Manufacturing, which comprises 12.1 percent of gross domestic product and provides millions of good jobs, appears to be in a recession. Key indicators like the Empire State manufacturing index and ISM index are at lows that collectively point to the worst manufacturing climate since March 2009. Recent job reports show monthly shedding of tens of thousands of manufacturing jobs lost and a significant decline in the average length of the workweek.
The $150 billion aluminum industry, which supports 670,000 jobs in the U.S., is also at lows not seen since the Great Recession. The industrial company Caterpillar, considered a bellweather for industrial performance, has just posted its 35th straight month of sales decline, even longer than during the Great Recession.

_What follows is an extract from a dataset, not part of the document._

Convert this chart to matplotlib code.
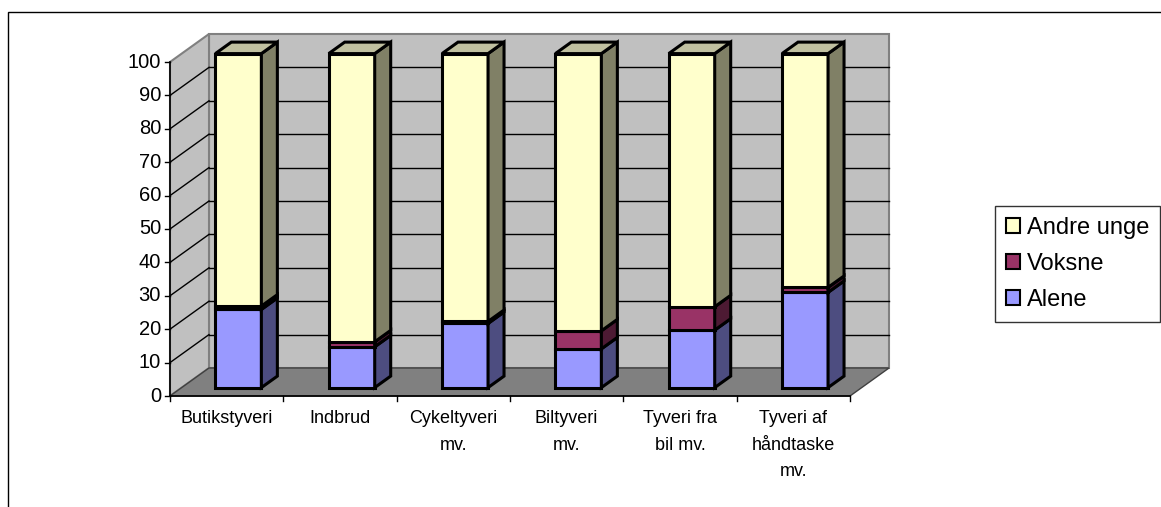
import numpy as np
import matplotlib.pyplot as plt
from matplotlib.patches import Polygon, Patch, Rectangle

plt.rcParams['font.family'] = ['Liberation Sans', 'DejaVu Sans']

categories = ['Butikstyveri', 'Indbrud', 'Cykeltyveri\nmv.', 'Biltyveri\nmv.',
              'Tyveri fra\nbil mv.', 'Tyveri af\nhåndtaske\nmv.']
alene = np.array([23.4, 12.2, 19.2, 11.6, 17.2, 28.5])
voksne = np.array([1.0, 1.5, 0.6, 5.4, 7.0, 1.5])
andre_unge = 100 - alene - voksne
yticks = np.arange(0, 101, 10)

series = [('Alene', alene, '#9999ff', '#4d4d80'),
          ('Voksne', voksne, '#993366', '#4d1a33'),
          ('Andre unge', andre_unge, '#ffffcc', '#808066')]
top_col = '#c0c0a0'

W, H = 1161, 507
fig = plt.figure(figsize=(W / 100, H / 100), dpi=100)
ax = fig.add_axes([0, 0, 1, 1])

# pixel geometry of the front plane: x 0..6 -> px 170..850, y 0..100 -> px 396..62
px_x = 680 / 6
px_y = 334 / 100
ax.set_xlim(-170 / px_x, (W - 170) / px_x)
ax.set_ylim(-(H - 396) / px_y, 396 / px_y)
ax.axis('off')

DX = 39 / px_x    # depth offset in x units
DY = 28 / px_y    # depth offset in y units


def proj(x, y, z):
    return (x + z * DX, y + z * DY)


def poly(pts, fc, ec, lw=1.0, z=1):
    ax.add_patch(Polygon([proj(*p) for p in pts], closed=True, facecolor=fc,
                         edgecolor=ec, linewidth=lw, zorder=z, joinstyle='miter'))


n = len(categories)
# walls and floor
poly([(0, 0, 1), (n, 0, 1), (n, 100, 1), (0, 100, 1)], '#c0c0c0', '#808080', 1.5)
poly([(0, 0, 0), (0, 0, 1), (0, 100, 1), (0, 100, 0)], '#c0c0c0', '#808080', 1.5)
poly([(0, 0, 0), (n, 0, 0), (n, 0, 1), (0, 0, 1)], '#808080', '#404040', 1.0)

for v in yticks[1:-1]:
    a, b = proj(0, v, 1), proj(n, v, 1)
    ax.plot([a[0], b[0]], [a[1], b[1]], color='black', lw=1, zorder=2)
    a, b = proj(0, v, 0), proj(0, v, 1)
    ax.plot([a[0], b[0]], [a[1], b[1]], color='black', lw=1, zorder=2)

# axes lines, ticks, labels
ax.plot([0, 0], [0, 100], color='black', lw=1.2, zorder=3)
ax.plot([0, n], [0, 0], color='black', lw=1.2, zorder=3)
for v in yticks:
    ax.plot([-5 / px_x, 0], [v, v], color='black', lw=1, zorder=3)
    ax.text(-9 / px_x, v, str(v), ha='right', va='center', fontsize=14.5)
for i in range(n + 1):
    ax.plot([i, i], [0, -5 / px_y], color='black', lw=1, zorder=3)
for i, lab in enumerate(categories):
    ax.text(i + 0.5, -14 / px_y, lab, ha='center', va='top', fontsize=13,
            linespacing=1.75)

# 3D stacked bars
hw = 0.203
z0, z1 = 0.3, 0.71
for i in range(n):
    x0, x1 = i + 0.5 - hw, i + 0.5 + hw
    bottom = 0
    for k, (name, vals, fc, sc) in enumerate(series):
        t = bottom + vals[i]
        poly([(x0, bottom, z0), (x1, bottom, z0), (x1, t, z0), (x0, t, z0)], fc, 'black', 2.2, 5)
        poly([(x1, bottom, z0), (x1, bottom, z1), (x1, t, z1), (x1, t, z0)], sc, 'black', 2.2, 5)
        if k == len(series) - 1:
            poly([(x0, t, z0), (x1, t, z0), (x1, t, z1), (x0, t, z1)], top_col, 'black', 2.2, 5)
        bottom = t

handles = [Patch(facecolor=fc, edgecolor='black', linewidth=1.5, label=name)
           for name, vals, fc, sc in series[::-1]]
leg = fig.legend(handles=handles, loc='upper left',
                 bbox_to_anchor=(995 / W, 1 - 206 / H), fontsize=17,
                 frameon=True, fancybox=False, edgecolor='black',
                 handlelength=0.6, handleheight=0.6, handletextpad=0.3,
                 labelspacing=0.6, borderpad=0.45, borderaxespad=0)
leg.get_frame().set_linewidth(1)

# outer chart frame
fig.patches.append(Rectangle((8 / W, -0.1), 1.2, 1 - 12 / H + 0.1,
                             transform=fig.transFigure, fill=False,
                             edgecolor='black', linewidth=1))

fig.savefig('out.png', dpi=100)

On a recent conference call with investors, Dan Florness, the CEO of Fastenal, an industrial supplies and manufacturing company, said, “The industrial environment is in a recession — I don’t care what anybody says, because nobody knows that market better than we do.”
Part of this manufacturing recession is due to the regulatory and tax burdens that job creators in this sector face. A report by NERA Consulting finds that the regulatory burden on manufacturers has more than doubled over 10 years. And the nation’s 35 percent corporate tax rate, the highest in the industrialized world, hits domestic manufacturers particularly hard because they are being punished for not moving their factories oversees.
When discussing the state of the economy, policymakers should confront the climate that is actually facing job creators and be aware that each regulation and tax they pass negatively affects the hard working taxpayers who depend on manufacturing employment.